Cost data involves Medicare and Medicaid records, group practice costs, and physician accounting records to name a few. While volumes could be written on each contributory source of cost data in the healthcare system, it’s enough to know that understanding where expenditures are being made, where waste occurs most frequently, and where money is utilized most efficiently can help HCOs and administrative teams. By utilizing cost data, these teams and organizations can develop strategies and policy that address areas of waste and create more efficient methodologies and practices where fiscal issues are concerned. This data can also help software developers and technology innovators create products and services that better address the pertinent accounting and record-keeping needs of HCOs and facility management teams. Additionally, efforts to improve data collection practices in the area of cost data can also help to improve the quality of information gathered from these sources.

Patient-generated Health Data (PGHD)

Sources of healthcare data: patient-generated health data.

Unlike clinical data where physicians and healthcare professionals are in charge of the collection and dissemination of the data, patient-generated health data (PGHD) comes entirely from the patients. It’s the patients who decide what to share, with whom to share it, and how to share it.
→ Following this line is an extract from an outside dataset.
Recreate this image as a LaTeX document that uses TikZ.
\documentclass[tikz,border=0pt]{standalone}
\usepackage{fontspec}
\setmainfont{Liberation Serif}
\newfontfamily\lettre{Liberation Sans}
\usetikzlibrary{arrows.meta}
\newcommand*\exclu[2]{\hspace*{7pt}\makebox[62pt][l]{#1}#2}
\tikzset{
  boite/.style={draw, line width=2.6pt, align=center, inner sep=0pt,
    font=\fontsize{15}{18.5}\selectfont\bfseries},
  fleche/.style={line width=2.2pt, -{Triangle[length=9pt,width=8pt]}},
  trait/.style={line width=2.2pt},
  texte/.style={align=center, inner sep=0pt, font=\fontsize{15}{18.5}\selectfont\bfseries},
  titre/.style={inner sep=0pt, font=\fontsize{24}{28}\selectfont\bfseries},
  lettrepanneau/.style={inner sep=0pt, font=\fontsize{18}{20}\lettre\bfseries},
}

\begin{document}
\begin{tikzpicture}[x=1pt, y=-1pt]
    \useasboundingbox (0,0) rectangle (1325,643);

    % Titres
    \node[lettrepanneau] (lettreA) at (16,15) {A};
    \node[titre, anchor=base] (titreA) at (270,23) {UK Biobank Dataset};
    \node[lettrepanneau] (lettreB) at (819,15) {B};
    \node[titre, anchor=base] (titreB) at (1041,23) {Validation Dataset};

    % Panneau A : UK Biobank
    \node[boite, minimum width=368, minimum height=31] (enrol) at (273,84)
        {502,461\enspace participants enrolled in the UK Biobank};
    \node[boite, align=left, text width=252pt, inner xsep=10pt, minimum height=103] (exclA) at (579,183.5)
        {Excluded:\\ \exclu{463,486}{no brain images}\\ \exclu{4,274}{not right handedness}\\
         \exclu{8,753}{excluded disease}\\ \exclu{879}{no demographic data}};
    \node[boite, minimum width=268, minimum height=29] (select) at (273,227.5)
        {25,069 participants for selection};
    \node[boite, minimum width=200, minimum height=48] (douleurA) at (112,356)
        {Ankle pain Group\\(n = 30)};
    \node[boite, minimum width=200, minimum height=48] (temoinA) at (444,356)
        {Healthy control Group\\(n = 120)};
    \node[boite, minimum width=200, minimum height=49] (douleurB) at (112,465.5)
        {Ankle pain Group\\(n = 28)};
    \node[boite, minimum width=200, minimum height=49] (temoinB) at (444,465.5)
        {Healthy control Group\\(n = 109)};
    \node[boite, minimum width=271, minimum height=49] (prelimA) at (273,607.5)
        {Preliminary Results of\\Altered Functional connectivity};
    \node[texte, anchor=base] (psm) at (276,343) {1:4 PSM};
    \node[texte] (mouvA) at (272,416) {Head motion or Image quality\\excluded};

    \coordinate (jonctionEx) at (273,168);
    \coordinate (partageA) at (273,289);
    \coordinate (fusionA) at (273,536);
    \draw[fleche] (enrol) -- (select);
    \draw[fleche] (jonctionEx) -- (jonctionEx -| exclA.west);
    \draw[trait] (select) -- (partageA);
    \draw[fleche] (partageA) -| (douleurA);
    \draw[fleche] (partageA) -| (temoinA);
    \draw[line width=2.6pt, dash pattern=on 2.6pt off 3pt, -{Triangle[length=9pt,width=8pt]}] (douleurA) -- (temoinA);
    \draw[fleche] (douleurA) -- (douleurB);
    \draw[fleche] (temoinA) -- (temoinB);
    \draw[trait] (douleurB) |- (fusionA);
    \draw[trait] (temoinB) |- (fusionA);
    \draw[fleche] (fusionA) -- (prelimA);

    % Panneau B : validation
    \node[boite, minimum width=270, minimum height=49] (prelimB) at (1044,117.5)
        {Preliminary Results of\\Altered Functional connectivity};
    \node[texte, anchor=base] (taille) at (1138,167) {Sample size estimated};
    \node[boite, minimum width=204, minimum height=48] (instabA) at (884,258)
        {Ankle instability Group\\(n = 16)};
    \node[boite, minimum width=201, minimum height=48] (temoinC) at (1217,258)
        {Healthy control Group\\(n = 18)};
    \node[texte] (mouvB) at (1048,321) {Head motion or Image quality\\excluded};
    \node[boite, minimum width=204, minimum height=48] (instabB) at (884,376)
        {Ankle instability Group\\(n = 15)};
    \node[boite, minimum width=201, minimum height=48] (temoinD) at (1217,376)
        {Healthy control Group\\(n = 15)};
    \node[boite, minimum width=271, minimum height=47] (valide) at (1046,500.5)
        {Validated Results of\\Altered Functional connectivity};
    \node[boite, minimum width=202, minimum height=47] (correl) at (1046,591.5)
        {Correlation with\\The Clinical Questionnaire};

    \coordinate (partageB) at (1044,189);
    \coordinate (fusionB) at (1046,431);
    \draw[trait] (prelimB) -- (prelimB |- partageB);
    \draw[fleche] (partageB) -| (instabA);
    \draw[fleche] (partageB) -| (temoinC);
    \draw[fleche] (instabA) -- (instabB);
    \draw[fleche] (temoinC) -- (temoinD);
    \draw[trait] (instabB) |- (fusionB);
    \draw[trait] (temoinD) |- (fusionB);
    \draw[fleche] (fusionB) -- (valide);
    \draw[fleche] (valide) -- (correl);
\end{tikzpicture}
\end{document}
For example, using a blood glucose meter at home and tracking those measurements would, if the patient shared them with their physician or a trial, be an example of PGHD.

Other types of PGHD include health and treatment histories that patients provide to their caregivers. This type of information is very often divulged during the course of initial paperwork but can be shared verbally, as well, and recorded by the healthcare practitioner. Biometric data, such as the blood glucose meter readings mentioned above, can also be informative, as can patient descriptions of symptoms. Finally, a patient’s lifestyle choices can greatly impact the efficacy of any treatments they receive, and any information they’re willing to divulge, when assessed cumulatively with other patients’ lifestyle data, can be a wealth of information all its own.

Claims Data

Sources of healthcare data: claims data.

Claims data, such as insurance claim reporting and health services research information, can help inform the healthcare community about insurance-related and coverage-related activity. Health expenditure data, for example, can help provide information about where money is going within the system and what areas of healthcare cost the most. Understanding the strengths and limitations of databases, processes, and procedures within the claims and insurance industry can also be a benefit as it can help professionals in that area to develop better practices. Health services research can provide insights as to how the various healthcare services are performing and where there is room for increased efficiency and overall improvement. Medicaid and Medicare data also helps to inform researchers, policymakers, and physicians alike as they seek to better understand which claims are made, how often they’re made, who tends to make them, and where increased quality and efficiency or additional programs could benefit the most patients.


There are many forms and sources of healthcare data that contribute to Big Data and analytics. The more information we have, the better decisions we can make and the more appropriate solutions we can formulate as an industry, from clinical care to artifical intelligence and technology. Big Data and its role in pushing healthcare data into being seen as a more centralized asset than departmentalized and siloed record-keeping can only improve the system at large and the quality of care administered by participants in it. No single source of data would be sufficient to inform the healthcare industry of what needs to be done and which areas of need are most pertinent. But when we combine all the available sources of reliable data together, real change can happen.